■ TASK PROMPT: Open with the line that has "Rebuild this chart"; close with the line that has "const data = years.map((year, i)". Retype those lines exactly, images excluded.

■ PROVIDED INFORMATION:

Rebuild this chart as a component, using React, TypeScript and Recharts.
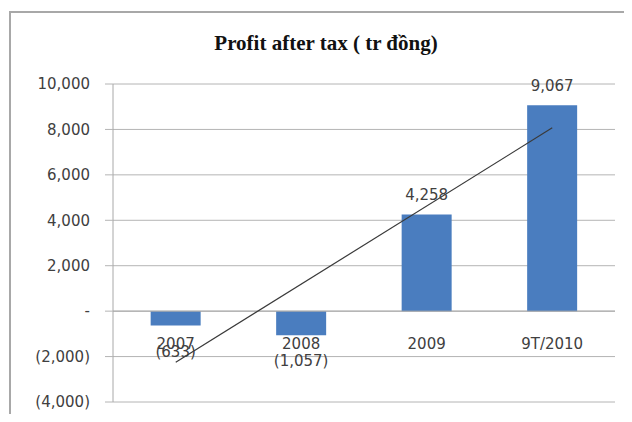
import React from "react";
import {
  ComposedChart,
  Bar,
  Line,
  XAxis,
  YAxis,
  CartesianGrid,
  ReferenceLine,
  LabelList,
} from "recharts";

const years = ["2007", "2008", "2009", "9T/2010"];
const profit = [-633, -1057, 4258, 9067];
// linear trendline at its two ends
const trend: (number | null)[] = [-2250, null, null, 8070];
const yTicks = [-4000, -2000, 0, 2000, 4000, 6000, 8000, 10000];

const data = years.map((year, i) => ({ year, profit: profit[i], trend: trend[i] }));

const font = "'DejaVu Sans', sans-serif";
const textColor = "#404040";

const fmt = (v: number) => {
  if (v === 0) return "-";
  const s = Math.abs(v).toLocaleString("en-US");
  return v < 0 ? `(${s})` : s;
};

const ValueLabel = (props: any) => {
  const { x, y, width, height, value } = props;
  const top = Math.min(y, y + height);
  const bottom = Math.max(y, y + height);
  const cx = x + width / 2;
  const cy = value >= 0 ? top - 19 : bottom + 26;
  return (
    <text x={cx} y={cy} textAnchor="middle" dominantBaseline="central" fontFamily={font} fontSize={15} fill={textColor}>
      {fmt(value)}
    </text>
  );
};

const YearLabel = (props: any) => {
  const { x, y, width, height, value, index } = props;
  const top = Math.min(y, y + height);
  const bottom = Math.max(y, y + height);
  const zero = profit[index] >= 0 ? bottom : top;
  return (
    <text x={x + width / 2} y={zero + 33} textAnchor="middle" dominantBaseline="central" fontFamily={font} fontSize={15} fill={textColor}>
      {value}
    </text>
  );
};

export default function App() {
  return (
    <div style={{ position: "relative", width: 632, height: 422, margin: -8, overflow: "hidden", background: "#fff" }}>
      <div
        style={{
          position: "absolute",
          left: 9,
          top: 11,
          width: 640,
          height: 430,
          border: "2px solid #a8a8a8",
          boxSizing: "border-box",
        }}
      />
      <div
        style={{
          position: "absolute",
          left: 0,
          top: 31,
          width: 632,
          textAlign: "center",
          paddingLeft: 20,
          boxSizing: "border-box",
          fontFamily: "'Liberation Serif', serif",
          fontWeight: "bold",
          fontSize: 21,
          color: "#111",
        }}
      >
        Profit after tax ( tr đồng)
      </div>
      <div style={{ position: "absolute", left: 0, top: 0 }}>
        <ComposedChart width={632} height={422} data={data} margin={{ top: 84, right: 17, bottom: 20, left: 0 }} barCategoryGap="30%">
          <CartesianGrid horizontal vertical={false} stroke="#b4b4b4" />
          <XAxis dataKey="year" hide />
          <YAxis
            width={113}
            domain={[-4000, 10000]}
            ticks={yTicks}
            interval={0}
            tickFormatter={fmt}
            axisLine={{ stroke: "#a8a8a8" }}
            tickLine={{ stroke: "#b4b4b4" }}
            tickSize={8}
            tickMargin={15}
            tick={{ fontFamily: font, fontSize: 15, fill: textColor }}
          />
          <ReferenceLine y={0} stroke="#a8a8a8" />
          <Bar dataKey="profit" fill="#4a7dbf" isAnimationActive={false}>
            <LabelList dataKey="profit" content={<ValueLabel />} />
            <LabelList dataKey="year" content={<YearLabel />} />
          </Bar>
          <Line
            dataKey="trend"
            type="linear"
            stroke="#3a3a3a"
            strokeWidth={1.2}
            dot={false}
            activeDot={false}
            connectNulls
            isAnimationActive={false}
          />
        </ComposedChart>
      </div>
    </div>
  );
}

==

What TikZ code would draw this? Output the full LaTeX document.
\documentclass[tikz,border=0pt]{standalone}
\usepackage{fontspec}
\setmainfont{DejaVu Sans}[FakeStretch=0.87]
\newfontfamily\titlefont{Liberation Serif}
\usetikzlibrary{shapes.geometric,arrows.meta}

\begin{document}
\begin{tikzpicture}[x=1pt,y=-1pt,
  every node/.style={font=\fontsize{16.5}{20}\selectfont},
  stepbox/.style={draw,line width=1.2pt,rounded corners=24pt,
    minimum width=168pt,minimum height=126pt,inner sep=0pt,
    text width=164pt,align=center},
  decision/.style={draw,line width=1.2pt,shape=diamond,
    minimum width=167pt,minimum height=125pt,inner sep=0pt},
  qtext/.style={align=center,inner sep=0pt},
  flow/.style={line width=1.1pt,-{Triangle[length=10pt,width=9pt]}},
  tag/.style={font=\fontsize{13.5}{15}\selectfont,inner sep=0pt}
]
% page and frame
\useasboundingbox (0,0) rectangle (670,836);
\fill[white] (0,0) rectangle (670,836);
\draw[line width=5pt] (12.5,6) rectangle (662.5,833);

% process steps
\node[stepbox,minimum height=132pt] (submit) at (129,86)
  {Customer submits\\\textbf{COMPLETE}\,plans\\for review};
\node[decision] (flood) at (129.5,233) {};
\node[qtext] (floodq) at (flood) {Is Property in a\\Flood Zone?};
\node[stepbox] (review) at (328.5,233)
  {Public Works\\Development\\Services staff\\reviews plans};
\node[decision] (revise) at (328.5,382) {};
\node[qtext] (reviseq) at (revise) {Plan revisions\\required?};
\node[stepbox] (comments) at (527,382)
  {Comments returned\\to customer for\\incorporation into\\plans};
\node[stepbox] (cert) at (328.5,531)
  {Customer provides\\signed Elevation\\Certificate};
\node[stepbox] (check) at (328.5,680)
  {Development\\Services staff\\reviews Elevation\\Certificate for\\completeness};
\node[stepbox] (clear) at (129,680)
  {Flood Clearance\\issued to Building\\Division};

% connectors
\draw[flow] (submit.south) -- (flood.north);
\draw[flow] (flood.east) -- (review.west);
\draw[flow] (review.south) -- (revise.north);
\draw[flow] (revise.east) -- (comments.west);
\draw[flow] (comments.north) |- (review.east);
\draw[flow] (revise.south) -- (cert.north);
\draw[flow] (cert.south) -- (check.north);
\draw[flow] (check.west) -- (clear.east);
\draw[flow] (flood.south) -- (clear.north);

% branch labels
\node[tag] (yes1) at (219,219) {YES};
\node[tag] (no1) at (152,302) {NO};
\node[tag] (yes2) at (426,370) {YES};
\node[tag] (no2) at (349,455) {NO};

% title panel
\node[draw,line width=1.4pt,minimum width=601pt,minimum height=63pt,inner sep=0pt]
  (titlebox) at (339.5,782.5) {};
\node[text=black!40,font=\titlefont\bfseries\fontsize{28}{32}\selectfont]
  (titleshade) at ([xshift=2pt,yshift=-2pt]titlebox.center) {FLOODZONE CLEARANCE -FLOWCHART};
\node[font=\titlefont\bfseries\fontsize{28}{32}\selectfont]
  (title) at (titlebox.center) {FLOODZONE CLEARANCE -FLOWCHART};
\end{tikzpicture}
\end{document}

■ EXERCISE SOLUTION:
Rebuild this chart as a component, using React, TypeScript and Recharts.
import React from "react";
import {
  ComposedChart,
  Bar,
  Line,
  XAxis,
  YAxis,
  CartesianGrid,
  ReferenceLine,
  LabelList,
} from "recharts";

const years = ["2007", "2008", "2009", "9T/2010"];
const profit = [-633, -1057, 4258, 9067];
// linear trendline at its two ends
const trend: (number | null)[] = [-2250, null, null, 8070];
const yTicks = [-4000, -2000, 0, 2000, 4000, 6000, 8000, 10000];

const data = years.map((year, i) => ({ year, profit: profit[i], trend: trend[i] }));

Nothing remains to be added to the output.